I would suggest you spend some time reading all the different forums and the WIKIs.

Then use the handy dandy search tool for specific interests!!

Take the awesome free E-Course!!!

Have a great day!!!

Craig

http://www.smokingmeatforums.com/wiki/about-jeffs-5-day-ecourse
http://www.smokingmeatforums.com/wiki/basic-pulled-pork-smoke
http://www.smokingmeatforums.com/wiki/finishing-sauce-for-pulled-pork-by-soflaquer
http://www.smokingmeatforums.com/forum/thread/82034/how-to-post-qview-to-smf
http://www.susanminor.org/forums/showthread.php?736-Curing-Salts
http://www.educationbug.org/a/marinate-vs--marinade.html


----------



## adiochiro3 (Jun 29, 2011)

Welcome to the SMF!!!
 
If you used the apple wood only, your most likely problem will be keeping temps down and steady at first.  You'll have to babysit that rig until you learn its habits and quirks.  I like to build and keep my fire as far away from the cook chamber as possible to keep cook chamber temps as even as possible.  The side nearest the firebox will be the hottest, so rotate your food to get a more even smoke/cook.

Keep your food at the far away from the fire as possible (that's where you temps will be lower and more stable). 

There are some great mods for your SFB unit here on SMF.  Some are quick and simple, others more involved.  Search around and you'll be able to get a few in place before the weekend to help make this smoke easier and better.

Cheers, and good luck!


----------



## SmokinAl (Jun 30, 2011)

Sounds like James covered it all.


----------



## sunman76 (Jun 30, 2011)

yep he covered it.  just post some pics "Q view"


----------



## lovinspoonful (Jun 30, 2011)

A few other thoughts.

I would, since you're unfamiliar with the grill, start with charcoal.

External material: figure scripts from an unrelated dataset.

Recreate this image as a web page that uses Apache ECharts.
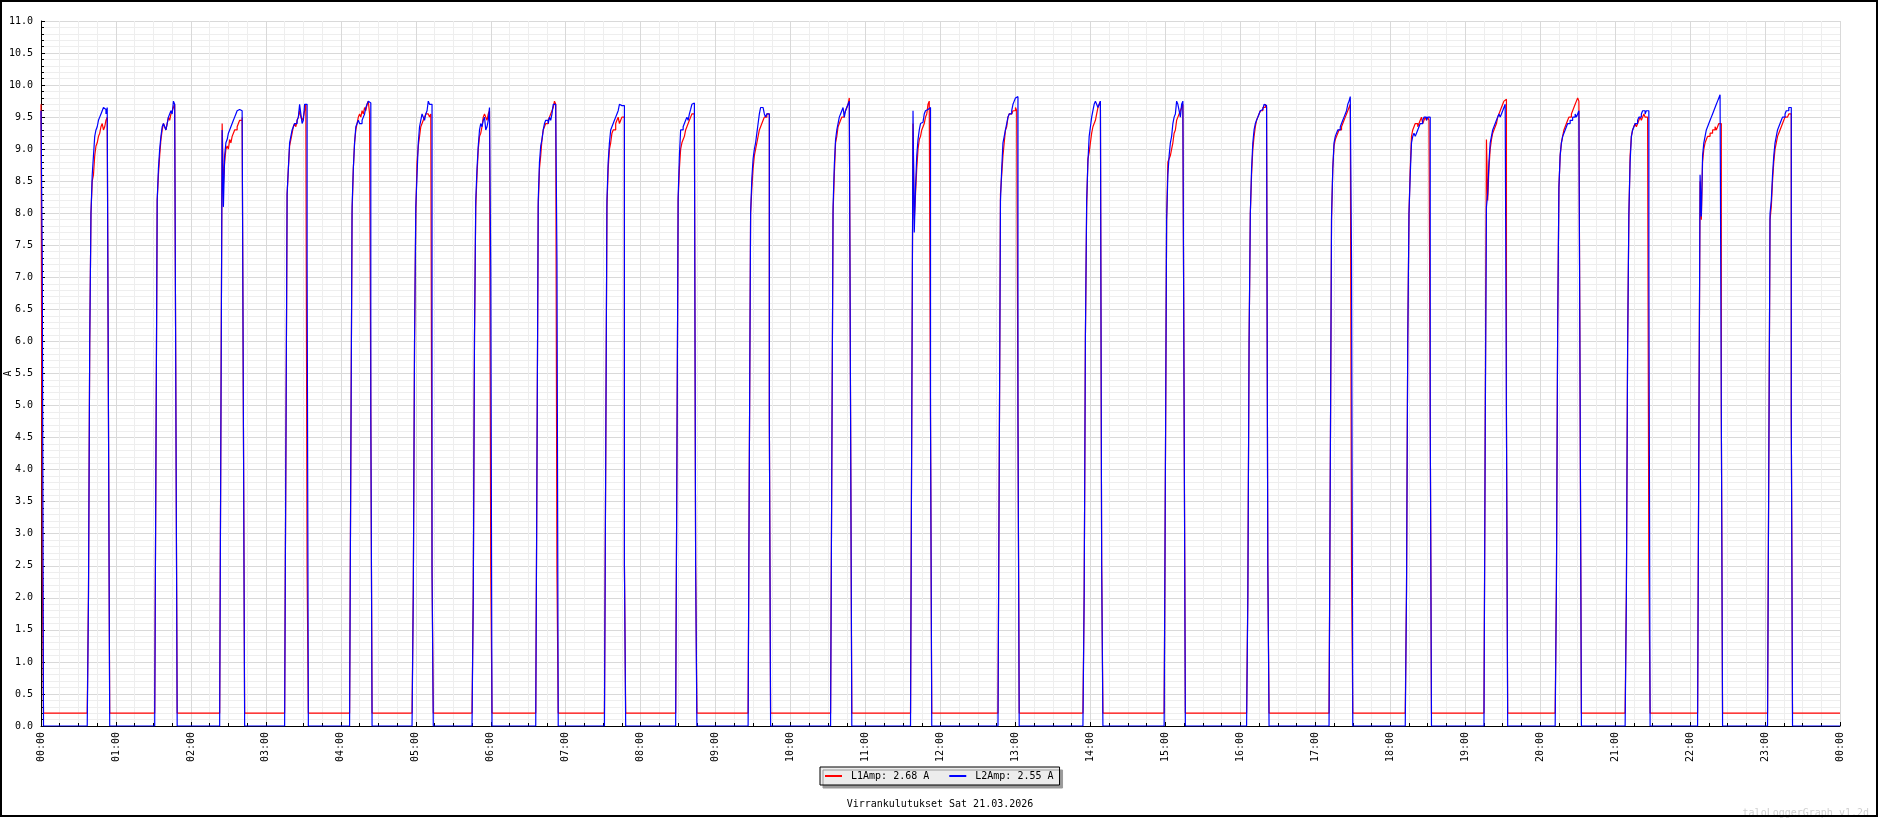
<!DOCTYPE html>
<html>
<head>
<meta charset="utf-8">
<script src="https://cdn.jsdelivr.net/npm/echarts@6/dist/echarts.min.js"></script>
<style>
html,body{margin:0;padding:0;background:#fff;}
#c{width:1880px;height:818px;}
</style>
</head>
<body>
<div id="c"></div>
<script>
// ---- data (minutes from 00:00, amps) ----
const seriesNames = ['L1Amp', 'L2Amp'];
const legendValues = ['2.68 A', '2.55 A'];
const chartTitle = 'Virrankulutukset Sat 21.03.2026';
const watermark = 'taloLoggerGraph v1.2d';
const l1Off = 0.2;
const l2Off = 0.0;
// start minute of each heating cycle; values are per-minute samples from that start
const cycleStarts = [0, 38, 92, 144, 196, 248, 298, 346, 397, 452, 509, 567, 633, 697, 767, 835, 900, 966, 1032, 1093, 1156, 1213, 1269, 1327, 1383];
const l1Cycles = [
  [9.7, 2.55],
  [2.05, 6.0, 8.0, 8.5, 8.6, 8.9, 9.05, 9.1, 9.2, 9.25, 9.35, 9.4, 9.3, 9.35, 9.45, 9.5, 4.85],
  [4.15, 8.2, 8.6, 8.9, 9.15, 9.3, 9.4, 9.35, 9.3, 9.4, 9.5, 9.45, 9.55, 9.6, 9.65, 9.7, 4.85],
  [4.75, 9.4, 8.45, 8.8, 9.0, 9.05, 9.0, 9.15, 9.1, 9.2, 9.25, 9.3, 9.3, 9.35, 9.4, 9.45, 9.45, 9.5, 4.85],
  [4.2, 8.3, 8.7, 9.05, 9.15, 9.25, 9.35, 9.4, 9.35, 9.45, 9.5, 9.6, 9.5, 9.45, 9.5, 9.6, 9.7, 2.45],
  [4.2, 8.0, 8.7, 9.1, 9.3, 9.4, 9.5, 9.55, 9.5, 9.6, 9.55, 9.65, 9.6, 9.7, 9.75, 9.55, 4.9],
  [2.1, 6.0, 8.0, 8.8, 9.05, 9.2, 9.35, 9.4, 9.45, 9.5, 9.55, 9.55, 9.55, 9.5, 9.55, 2.5],
  [2.0, 6.1, 8.1, 8.6, 9.0, 9.2, 9.25, 9.35, 9.5, 9.55, 9.5, 9.45, 9.55, 9.6, 2.45],
  [4.15, 8.1, 8.7, 8.9, 9.15, 9.3, 9.35, 9.4, 9.4, 9.45, 9.5, 9.55, 9.6, 9.65, 9.75, 9.7, 2.4],
  [4.1, 8.1, 8.7, 9.0, 9.1, 9.25, 9.3, 9.3, 9.4, 9.45, 9.5, 9.4, 9.45, 9.5, 9.5, 2.5],
  [4.1, 8.2, 8.7, 9.0, 9.1, 9.15, 9.2, 9.3, 9.35, 9.4, 9.45, 9.5, 9.55, 9.55, 9.5, 2.55],
  [4.2, 8.0, 8.4, 8.7, 8.9, 9.0, 9.1, 9.2, 9.3, 9.35, 9.4, 9.45, 9.5, 9.5, 9.55, 9.55, 4.8],
  [4.1, 8.0, 8.6, 9.1, 9.2, 9.35, 9.4, 9.45, 9.5, 9.5, 9.55, 9.6, 9.65, 9.7, 9.8, 5.0],
  [4.85, 9.4, 7.9, 8.3, 8.7, 9.0, 9.15, 9.2, 9.3, 9.35, 9.4, 9.5, 9.55, 9.7, 9.75, 4.85],
  [4.0, 8.3, 8.6, 8.9, 9.1, 9.3, 9.35, 9.5, 9.55, 9.55, 9.55, 9.6, 9.6, 9.65, 9.6, 4.9],
  [2.05, 6.1, 8.1, 8.85, 8.95, 9.1, 9.25, 9.35, 9.4, 9.45, 9.55, 9.65, 9.7, 9.75, 2.55],
  [3.9, 7.9, 8.8, 8.85, 8.9, 9.0, 9.1, 9.25, 9.3, 9.45, 9.5, 9.55, 9.6, 9.65, 9.7, 5.0],
  [2.05, 6.0, 8.0, 8.6, 9.0, 9.2, 9.35, 9.45, 9.5, 9.55, 9.6, 9.6, 9.65, 9.65, 9.7, 9.65, 2.5],
  [3.95, 7.9, 8.7, 9.05, 9.15, 9.2, 9.25, 9.3, 9.3, 9.35, 9.4, 9.45, 9.5, 9.55, 9.6, 9.65, 9.7, 2.5],
  [2.1, 6.0, 8.0, 8.7, 9.2, 9.3, 9.35, 9.4, 9.4, 9.35, 9.4, 9.45, 9.5, 9.4, 9.45, 9.5, 9.45, 9.5, 9.45, 4.85],
  [4.6, 9.15, 8.2, 8.7, 9.0, 9.15, 9.25, 9.3, 9.35, 9.4, 9.5, 9.55, 9.6, 9.65, 9.7, 9.75, 9.78, 4.85],
  [2.2, 6.2, 8.4, 8.9, 9.1, 9.2, 9.3, 9.35, 9.4, 9.45, 9.5, 9.5, 9.55, 9.6, 9.65, 9.7, 9.75, 9.8, 9.75, 5.0],
  [2.1, 5.95, 7.95, 8.9, 9.2, 9.3, 9.35, 9.4, 9.35, 9.4, 9.45, 9.5, 9.45, 9.5, 9.55, 9.5, 9.5, 9.45, 2.45],
  [4.35, 8.5, 7.9, 8.8, 9.0, 9.1, 9.15, 9.2, 9.2, 9.25, 9.25, 9.3, 9.3, 9.35, 9.3, 9.35, 9.4, 9.4, 4.9],
  [4.1, 7.9, 8.1, 8.5, 8.8, 9.0, 9.1, 9.2, 9.25, 9.3, 9.35, 9.4, 9.45, 9.5, 9.5, 9.5, 9.55, 9.55, 4.85]
];
const l2Cycles = [
  [9.6, 7.3],
  [2.0, 6.0, 8.0, 8.6, 8.9, 9.2, 9.3, 9.35, 9.45, 9.5, 9.55, 9.6, 9.65, 9.62, 9.55, 9.65, 4.85],
  [4.2, 8.2, 8.7, 9.0, 9.2, 9.35, 9.4, 9.35, 9.3, 9.4, 9.5, 9.55, 9.6, 9.55, 9.75, 9.7, 4.85],
  [4.7, 9.3, 8.1, 8.9, 9.1, 9.15, 9.25, 9.3, 9.35, 9.4, 9.45, 9.5, 9.55, 9.6, 9.62, 9.62, 9.6, 9.62, 4.85],
  [4.2, 8.3, 8.7, 9.1, 9.2, 9.3, 9.35, 9.4, 9.4, 9.45, 9.5, 9.7, 9.55, 9.4, 9.45, 9.7, 9.7, 7.25],
  [4.2, 8.1, 8.7, 9.1, 9.35, 9.4, 9.45, 9.4, 9.4, 9.45, 9.5, 9.55, 9.65, 9.7, 9.75, 9.72, 4.9],
  [2.1, 6.0, 8.1, 8.6, 9.1, 9.35, 9.45, 9.55, 9.5, 9.45, 9.55, 9.6, 9.75, 9.7, 9.7, 2.4],
  [2.05, 6.1, 8.2, 8.7, 9.05, 9.3, 9.4, 9.35, 9.45, 9.5, 9.3, 9.35, 9.45, 9.65, 7.1],
  [4.1, 8.2, 8.8, 9.05, 9.15, 9.3, 9.4, 9.45, 9.45, 9.4, 9.5, 9.45, 9.55, 9.7, 9.7, 9.65, 7.25],
  [4.05, 8.2, 8.8, 9.1, 9.3, 9.35, 9.4, 9.45, 9.5, 9.55, 9.6, 9.7, 9.68, 9.65, 9.68, 2.5],
  [4.1, 8.25, 8.9, 9.3, 9.3, 9.35, 9.4, 9.45, 9.5, 9.45, 9.55, 9.62, 9.7, 9.72, 9.65, 2.5],
  [4.2, 8.0, 8.55, 8.85, 9.0, 9.1, 9.25, 9.4, 9.55, 9.65, 9.65, 9.65, 9.55, 9.5, 9.55, 9.55, 4.8],
  [4.1, 8.1, 8.75, 9.15, 9.3, 9.4, 9.5, 9.55, 9.6, 9.65, 9.5, 9.6, 9.65, 9.7, 9.75, 4.9],
  [4.8, 9.6, 7.7, 8.4, 8.9, 9.15, 9.3, 9.4, 9.42, 9.45, 9.55, 9.6, 9.62, 9.6, 9.65, 4.85],
  [4.0, 8.2, 8.7, 9.1, 9.2, 9.3, 9.4, 9.5, 9.55, 9.55, 9.6, 9.7, 9.75, 9.8, 9.82, 4.85],
  [2.05, 6.1, 8.2, 8.8, 9.2, 9.35, 9.5, 9.6, 9.7, 9.75, 9.7, 9.65, 9.7, 9.75, 2.5],
  [3.95, 7.9, 8.6, 8.9, 9.1, 9.2, 9.4, 9.5, 9.55, 9.75, 9.7, 9.6, 9.5, 9.7, 9.75, 4.9],
  [2.0, 6.0, 8.0, 8.7, 9.1, 9.3, 9.4, 9.45, 9.5, 9.55, 9.6, 9.62, 9.65, 9.7, 9.68, 9.7, 2.5],
  [4.0, 7.95, 8.7, 9.1, 9.2, 9.25, 9.3, 9.3, 9.35, 9.4, 9.45, 9.5, 9.55, 9.6, 9.7, 9.75, 9.82, 7.25],
  [2.05, 6.0, 8.0, 8.6, 9.1, 9.2, 9.25, 9.2, 9.25, 9.3, 9.35, 9.4, 9.4, 9.45, 9.5, 9.5, 9.45, 9.5, 9.5, 4.85],
  [4.5, 8.1, 8.3, 8.8, 9.1, 9.2, 9.3, 9.35, 9.4, 9.45, 9.5, 9.55, 9.5, 9.55, 9.6, 9.65, 9.7, 4.85],
  [2.15, 6.2, 8.4, 8.9, 9.1, 9.2, 9.25, 9.3, 9.35, 9.4, 9.4, 9.45, 9.45, 9.5, 9.5, 9.55, 9.5, 9.55, 9.6, 5.0],
  [2.0, 5.9, 8.0, 8.8, 9.2, 9.3, 9.35, 9.4, 9.4, 9.45, 9.5, 9.5, 9.55, 9.6, 9.6, 9.55, 9.6, 9.6, 7.2],
  [4.35, 8.6, 7.95, 8.9, 9.1, 9.2, 9.3, 9.35, 9.4, 9.45, 9.5, 9.55, 9.6, 9.65, 9.7, 9.75, 9.8, 9.85, 4.9],
  [4.1, 8.0, 8.2, 8.6, 8.9, 9.1, 9.2, 9.3, 9.35, 9.4, 9.45, 9.5, 9.5, 9.55, 9.6, 9.6, 9.65, 9.65, 4.85]
];
const dayMinutes = 1440;

function buildSeries(cycles, offValue) {
  const pts = [];
  for (let i = 0; i < cycleStarts.length; i++) {
    const s = cycleStarts[i];
    const vals = cycles[i];
    if (s > 0) pts.push([s - 1, offValue]);
    vals.forEach((v, j) => pts.push([s + j, v]));
    pts.push([s + vals.length, offValue]);
  }
  pts.push([dayMinutes, offValue]);
  return pts;
}

const FONT = 'DejaVu Sans Mono';
const chart = echarts.init(document.getElementById('c'), null, {renderer: 'canvas'});
const pad = n => (n < 10 ? '0' : '') + n;

chart.setOption({
  animation: false,
  backgroundColor: '#ffffff',
  textStyle: {fontFamily: FONT},
  title: [
    {text: chartTitle, left: 'center', top: 794,
     textStyle: {fontFamily: FONT, fontSize: 10, fontWeight: 'normal', color: '#000'}},
    {text: watermark, right: 6, top: 803,
     textStyle: {fontFamily: FONT, fontSize: 10, fontWeight: 'normal', color: '#d0d0d0'}}
  ],
  legend: {
    left: 820, top: 767,
    icon: 'rect', itemWidth: 17, itemHeight: 2, itemGap: 20,
    padding: [4, 6, 4, 5],
    backgroundColor: '#ececec', borderColor: '#000', borderWidth: 1,
    shadowColor: '#9a9a9a', shadowBlur: 0, shadowOffsetX: 3, shadowOffsetY: 3,
    textStyle: {fontFamily: FONT, fontSize: 10, color: '#000', padding: [0, 0, 0, 4]},
    formatter: name => name + ': ' + legendValues[seriesNames.indexOf(name)],
    data: seriesNames
  },
  graphic: [{
    type: 'rect', silent: true, z: 100,
    shape: {x: 1, y: 1, width: 1876, height: 815},
    style: {fill: 'none', stroke: '#000', lineWidth: 2}
  }],
  grid: {left: 41, right: 40, top: 21, bottom: 92, containLabel: false, outerBoundsMode: 'none'},
  xAxis: {
    type: 'value', min: 0, max: dayMinutes, interval: 60,
    axisLine: {show: true, onZero: false, lineStyle: {color: '#000', width: 1}},
    axisTick: {show: true, inside: true, length: 4, lineStyle: {color: '#000'}},
    minorTick: {show: true, splitNumber: 4, length: 3, lineStyle: {color: '#000'}},
    splitLine: {show: true, lineStyle: {color: '#d9d9d9', width: 1}},
    minorSplitLine: {show: true, lineStyle: {color: '#eeeeee', width: 1}},
    axisLabel: {
      rotate: 90, margin: 6, fontFamily: FONT, fontSize: 10, color: '#000',
      formatter: v => pad(Math.round(v / 60) % 24) + ':00'
    }
  },
  yAxis: {
    type: 'value', min: 0, max: 11, interval: 0.5,
    name: 'A', nameLocation: 'middle', nameRotate: 90, nameGap: 28, nameMoveOverlap: false,
    nameTextStyle: {fontFamily: FONT, fontSize: 10, color: '#000'},
    axisLine: {show: true, lineStyle: {color: '#000', width: 1}},
    axisTick: {show: true, inside: true, length: 4, lineStyle: {color: '#000'}},
    minorTick: {show: true, splitNumber: 5, length: 3, lineStyle: {color: '#000'}},
    splitLine: {show: true, lineStyle: {color: '#d9d9d9', width: 1}},
    minorSplitLine: {show: true, lineStyle: {color: '#eeeeee', width: 1}},
    axisLabel: {
      margin: 8, fontFamily: FONT, fontSize: 10, color: '#000',
      formatter: v => v.toFixed(1)
    }
  },
  series: [
    {name: seriesNames[0], type: 'line', step: 'end', data: buildSeries(l1Cycles, l1Off),
     showSymbol: false, symbol: 'none', sampling: null,
     lineStyle: {color: '#ff0000', width: 1.2}, itemStyle: {color: '#ff0000'}},
    {name: seriesNames[1], type: 'line', step: 'end', data: buildSeries(l2Cycles, l2Off),
     showSymbol: false, symbol: 'none', sampling: null,
     lineStyle: {color: '#0000ff', width: 1.2}, itemStyle: {color: '#0000ff'}}
  ]
});
</script>
</body>
</html>
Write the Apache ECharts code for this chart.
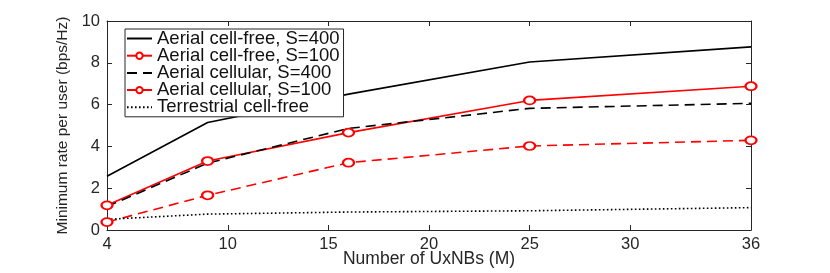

Spend the first hour or adjusting the vents to see how she responds and get the temperature to the 200-10 zone. Make small adjustments to your intake vent on your firebox and wait 10 mins until the temp restabilizes to see the true effect. Otherwise you'll be rubber-banding up and down driving yourself nuts. When you think you have a handle on that, start feeding in sticks of wood, split to the size of you wrist, and see how that affects your temps and work to get it up to 225-250 and then put your meat on.

One option, since the grill is new, is to "season" it. So a search on "seasoning smoker" here and you'll find threads on it. The idea is that it coats the inside of your smoker and prepares it for food. Perhaps just as importantly, it gives you the opportunity to familiarize yourself with your equipment and learn how to regulate your temperature and get the right smoke which is what it's all about.

My main point is that if you don't have a handle on maintaining temps before you put your food on you're going to be anxious and could in fact ruin the food. Also, go sparingly with the wood when you start adding it. Generally, one stick at a time and let it burn down. It's mostly just for smoke and too much of it too quick and you'll have too much white smoke instead of the "thin blue smoke" you're looking for. To maintain heat you may find you need to add more charcoal later in the cook.

You're a lucky man to have a few apple trees to use. Don't burn it all up on your first cook :)


----------



## alelover (Jun 30, 2011)

Get a chimney to light your charcoal. It will heat up quicker and you don't have to use lighter fluid. If you don't put a baffle of some sort on the firebox side it will be way hotter on the right side of the smoke chamber. Like James said do a search on Chargriller mods.


----------



## sqwib (Jun 30, 2011)

Looks like everyones got you covered.

Only thing I can add is make sure your wood is seasoned.

Split wood burns better than logs, you can control your fire with different size pieces of wood, I use thin splits for hot controlled fire, less smoke and large chunks will give more smoke, I alternate between different size pieces of wood to control the fire.


----------



## raptor700 (Jun 30, 2011)

Great job guys,

Remember the *Qview*


----------